# RECORD EXCERPTS
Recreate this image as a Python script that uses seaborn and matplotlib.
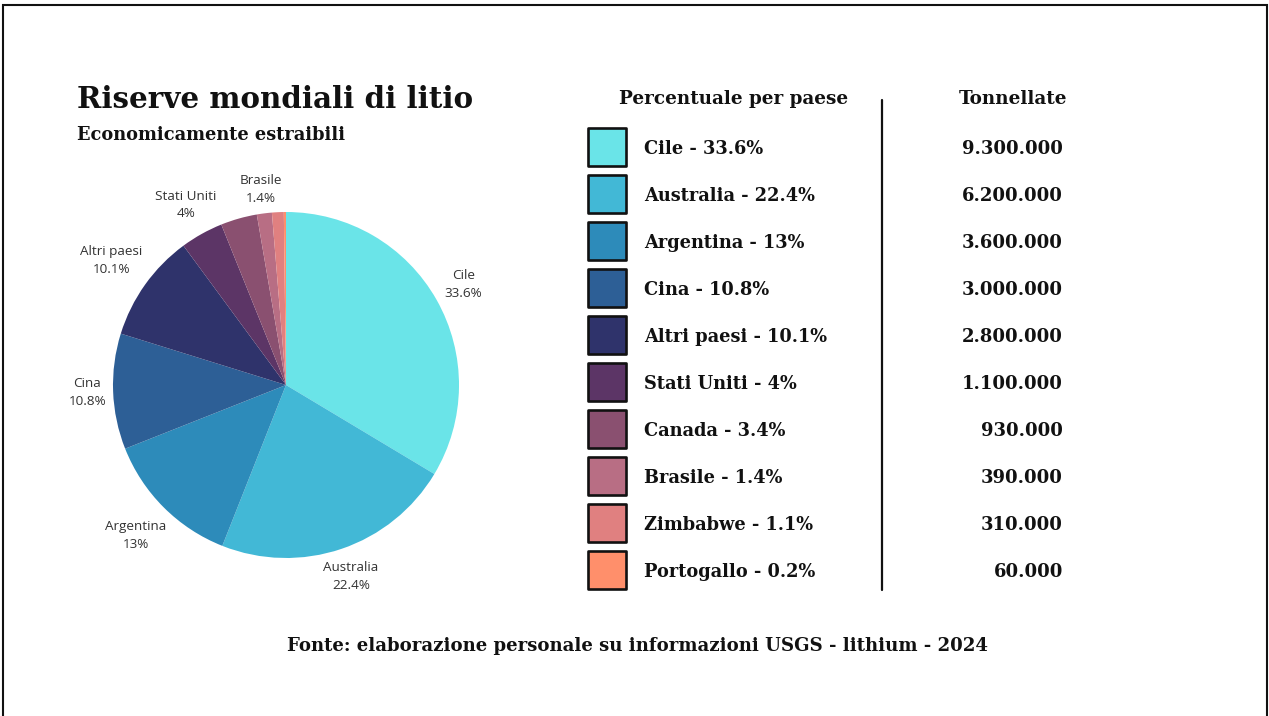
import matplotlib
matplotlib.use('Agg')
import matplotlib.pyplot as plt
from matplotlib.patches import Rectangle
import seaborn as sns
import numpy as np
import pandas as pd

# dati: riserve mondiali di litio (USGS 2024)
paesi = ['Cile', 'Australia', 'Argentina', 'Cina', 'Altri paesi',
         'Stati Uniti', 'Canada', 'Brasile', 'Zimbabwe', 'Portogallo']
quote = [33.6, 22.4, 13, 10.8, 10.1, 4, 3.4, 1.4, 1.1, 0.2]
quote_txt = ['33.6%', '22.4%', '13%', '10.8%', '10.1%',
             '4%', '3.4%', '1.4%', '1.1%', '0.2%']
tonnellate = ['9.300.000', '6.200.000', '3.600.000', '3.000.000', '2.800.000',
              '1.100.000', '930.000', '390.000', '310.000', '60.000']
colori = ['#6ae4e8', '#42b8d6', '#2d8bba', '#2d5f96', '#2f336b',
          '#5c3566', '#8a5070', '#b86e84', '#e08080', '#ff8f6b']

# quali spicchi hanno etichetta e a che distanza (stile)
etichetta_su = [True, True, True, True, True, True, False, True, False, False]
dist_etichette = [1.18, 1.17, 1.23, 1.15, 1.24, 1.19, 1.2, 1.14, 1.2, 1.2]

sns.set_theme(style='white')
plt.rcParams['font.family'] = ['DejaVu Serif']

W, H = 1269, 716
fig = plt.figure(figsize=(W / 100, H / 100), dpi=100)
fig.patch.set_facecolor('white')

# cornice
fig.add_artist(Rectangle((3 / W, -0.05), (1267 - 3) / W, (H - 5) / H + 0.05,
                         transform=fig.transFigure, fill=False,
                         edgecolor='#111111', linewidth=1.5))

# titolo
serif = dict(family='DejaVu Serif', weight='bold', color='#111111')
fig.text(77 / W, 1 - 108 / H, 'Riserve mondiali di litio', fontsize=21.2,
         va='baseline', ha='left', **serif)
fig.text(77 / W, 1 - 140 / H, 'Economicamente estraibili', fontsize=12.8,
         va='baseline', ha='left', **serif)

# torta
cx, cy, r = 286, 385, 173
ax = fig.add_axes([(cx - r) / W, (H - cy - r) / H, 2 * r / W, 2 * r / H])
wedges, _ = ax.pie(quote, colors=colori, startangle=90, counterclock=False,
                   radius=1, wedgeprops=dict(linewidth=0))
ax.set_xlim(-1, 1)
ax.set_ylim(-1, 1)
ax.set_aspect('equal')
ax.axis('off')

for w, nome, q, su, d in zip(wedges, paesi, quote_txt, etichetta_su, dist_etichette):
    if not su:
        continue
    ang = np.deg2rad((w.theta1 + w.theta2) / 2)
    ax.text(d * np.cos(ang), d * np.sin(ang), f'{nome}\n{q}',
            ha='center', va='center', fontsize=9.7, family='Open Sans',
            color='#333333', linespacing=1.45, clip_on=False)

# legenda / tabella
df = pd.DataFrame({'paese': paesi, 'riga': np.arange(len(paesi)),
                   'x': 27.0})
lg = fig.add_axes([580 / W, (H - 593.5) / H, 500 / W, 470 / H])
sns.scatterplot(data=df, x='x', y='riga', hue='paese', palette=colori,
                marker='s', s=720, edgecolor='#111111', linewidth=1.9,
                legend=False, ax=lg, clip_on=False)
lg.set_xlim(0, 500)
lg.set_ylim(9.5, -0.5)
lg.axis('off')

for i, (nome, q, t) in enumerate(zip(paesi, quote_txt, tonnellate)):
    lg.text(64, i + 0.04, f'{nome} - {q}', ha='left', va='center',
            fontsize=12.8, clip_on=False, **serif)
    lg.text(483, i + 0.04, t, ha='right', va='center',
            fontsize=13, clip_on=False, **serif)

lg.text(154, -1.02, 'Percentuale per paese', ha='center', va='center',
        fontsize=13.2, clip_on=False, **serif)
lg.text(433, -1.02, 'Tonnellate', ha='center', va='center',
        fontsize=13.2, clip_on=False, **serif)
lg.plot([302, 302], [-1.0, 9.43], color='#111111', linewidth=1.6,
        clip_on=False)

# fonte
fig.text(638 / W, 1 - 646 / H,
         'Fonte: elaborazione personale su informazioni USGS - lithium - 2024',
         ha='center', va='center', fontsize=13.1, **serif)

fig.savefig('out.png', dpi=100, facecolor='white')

* * *

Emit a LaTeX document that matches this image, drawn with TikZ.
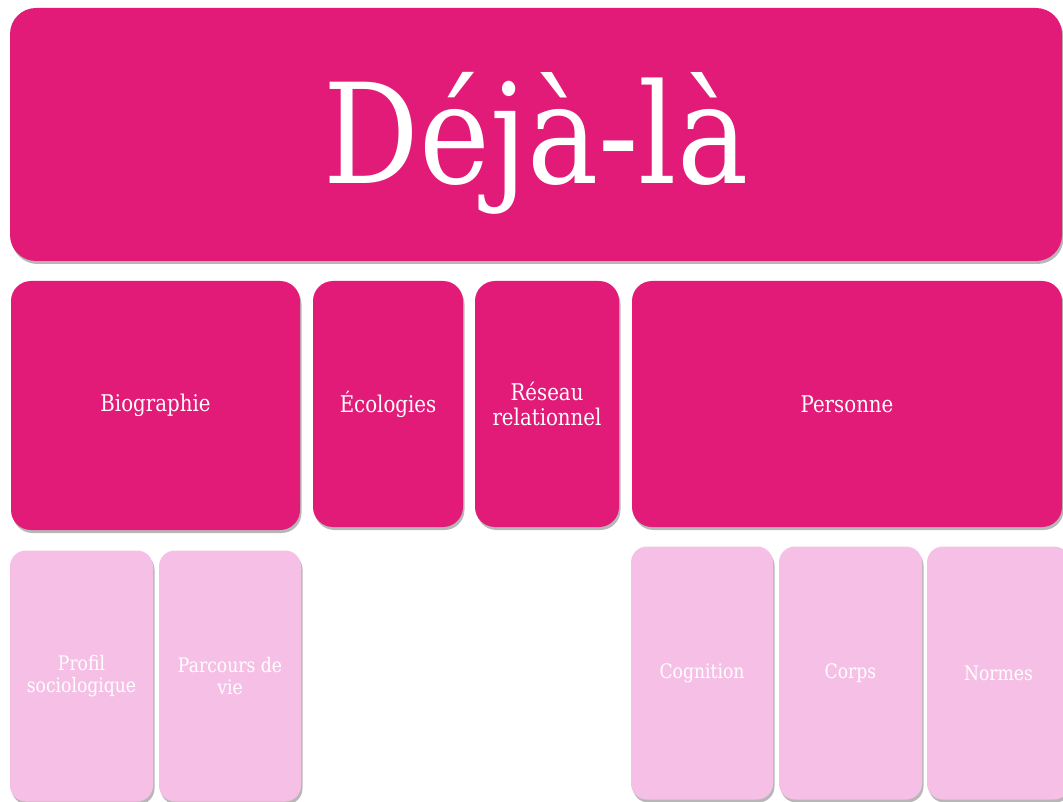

---

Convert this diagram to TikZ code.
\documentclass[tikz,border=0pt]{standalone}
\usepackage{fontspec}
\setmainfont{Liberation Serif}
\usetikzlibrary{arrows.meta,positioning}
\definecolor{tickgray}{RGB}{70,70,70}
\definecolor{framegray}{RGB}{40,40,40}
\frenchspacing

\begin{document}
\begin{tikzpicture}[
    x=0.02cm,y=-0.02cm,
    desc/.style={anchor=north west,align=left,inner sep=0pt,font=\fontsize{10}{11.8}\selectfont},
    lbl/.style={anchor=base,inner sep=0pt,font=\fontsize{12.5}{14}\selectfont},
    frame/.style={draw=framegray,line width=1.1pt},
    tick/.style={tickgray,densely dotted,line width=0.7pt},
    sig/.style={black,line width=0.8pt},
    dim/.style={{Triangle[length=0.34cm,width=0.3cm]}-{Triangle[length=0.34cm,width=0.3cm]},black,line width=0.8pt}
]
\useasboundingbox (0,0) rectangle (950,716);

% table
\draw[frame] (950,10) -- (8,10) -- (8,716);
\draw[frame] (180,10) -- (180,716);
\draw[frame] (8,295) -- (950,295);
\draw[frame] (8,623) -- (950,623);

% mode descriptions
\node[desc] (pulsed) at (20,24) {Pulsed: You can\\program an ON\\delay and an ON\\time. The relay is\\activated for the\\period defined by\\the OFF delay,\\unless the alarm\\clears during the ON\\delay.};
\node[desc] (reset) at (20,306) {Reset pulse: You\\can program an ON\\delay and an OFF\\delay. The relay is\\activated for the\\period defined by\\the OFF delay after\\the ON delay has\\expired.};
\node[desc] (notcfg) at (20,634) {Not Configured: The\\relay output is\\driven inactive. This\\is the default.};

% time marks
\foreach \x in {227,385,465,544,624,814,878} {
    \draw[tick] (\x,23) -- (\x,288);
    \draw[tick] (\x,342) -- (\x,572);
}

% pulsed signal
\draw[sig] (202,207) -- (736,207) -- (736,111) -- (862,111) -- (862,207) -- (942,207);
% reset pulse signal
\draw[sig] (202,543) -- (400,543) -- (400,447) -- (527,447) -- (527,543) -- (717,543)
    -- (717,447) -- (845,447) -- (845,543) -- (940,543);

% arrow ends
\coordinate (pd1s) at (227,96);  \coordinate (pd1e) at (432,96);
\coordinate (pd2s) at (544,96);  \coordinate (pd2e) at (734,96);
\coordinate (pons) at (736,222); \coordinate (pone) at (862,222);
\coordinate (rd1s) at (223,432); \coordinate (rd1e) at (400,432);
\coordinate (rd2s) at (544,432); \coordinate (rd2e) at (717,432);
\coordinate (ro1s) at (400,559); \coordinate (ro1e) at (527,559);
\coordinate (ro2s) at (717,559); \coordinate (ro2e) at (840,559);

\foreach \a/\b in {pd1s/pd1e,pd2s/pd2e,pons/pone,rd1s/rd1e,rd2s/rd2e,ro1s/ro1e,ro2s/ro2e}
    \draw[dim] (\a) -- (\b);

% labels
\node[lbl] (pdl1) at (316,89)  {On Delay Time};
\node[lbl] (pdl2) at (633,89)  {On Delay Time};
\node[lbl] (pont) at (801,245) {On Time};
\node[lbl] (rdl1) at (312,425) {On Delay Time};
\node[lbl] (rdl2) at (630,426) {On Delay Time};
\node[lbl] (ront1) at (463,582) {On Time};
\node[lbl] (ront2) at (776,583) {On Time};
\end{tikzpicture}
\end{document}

# SHORT PROBLEM
Look above for the line containing "Recreate this image", then write out every line from there down to the line containing "fig.patch.set_facecolor('white')", that line included, with no pictures.

# REPLY TO THE TASK
Recreate this image as a Python script that uses seaborn and matplotlib.
import matplotlib
matplotlib.use('Agg')
import matplotlib.pyplot as plt
from matplotlib.patches import Rectangle
import seaborn as sns
import numpy as np
import pandas as pd

# dati: riserve mondiali di litio (USGS 2024)
paesi = ['Cile', 'Australia', 'Argentina', 'Cina', 'Altri paesi',
         'Stati Uniti', 'Canada', 'Brasile', 'Zimbabwe', 'Portogallo']
quote = [33.6, 22.4, 13, 10.8, 10.1, 4, 3.4, 1.4, 1.1, 0.2]
quote_txt = ['33.6%', '22.4%', '13%', '10.8%', '10.1%',
             '4%', '3.4%', '1.4%', '1.1%', '0.2%']
tonnellate = ['9.300.000', '6.200.000', '3.600.000', '3.000.000', '2.800.000',
              '1.100.000', '930.000', '390.000', '310.000', '60.000']
colori = ['#6ae4e8', '#42b8d6', '#2d8bba', '#2d5f96', '#2f336b',
          '#5c3566', '#8a5070', '#b86e84', '#e08080', '#ff8f6b']

# quali spicchi hanno etichetta e a che distanza (stile)
etichetta_su = [True, True, True, True, True, True, False, True, False, False]
dist_etichette = [1.18, 1.17, 1.23, 1.15, 1.24, 1.19, 1.2, 1.14, 1.2, 1.2]

sns.set_theme(style='white')
plt.rcParams['font.family'] = ['DejaVu Serif']

W, H = 1269, 716
fig = plt.figure(figsize=(W / 100, H / 100), dpi=100)
fig.patch.set_facecolor('white')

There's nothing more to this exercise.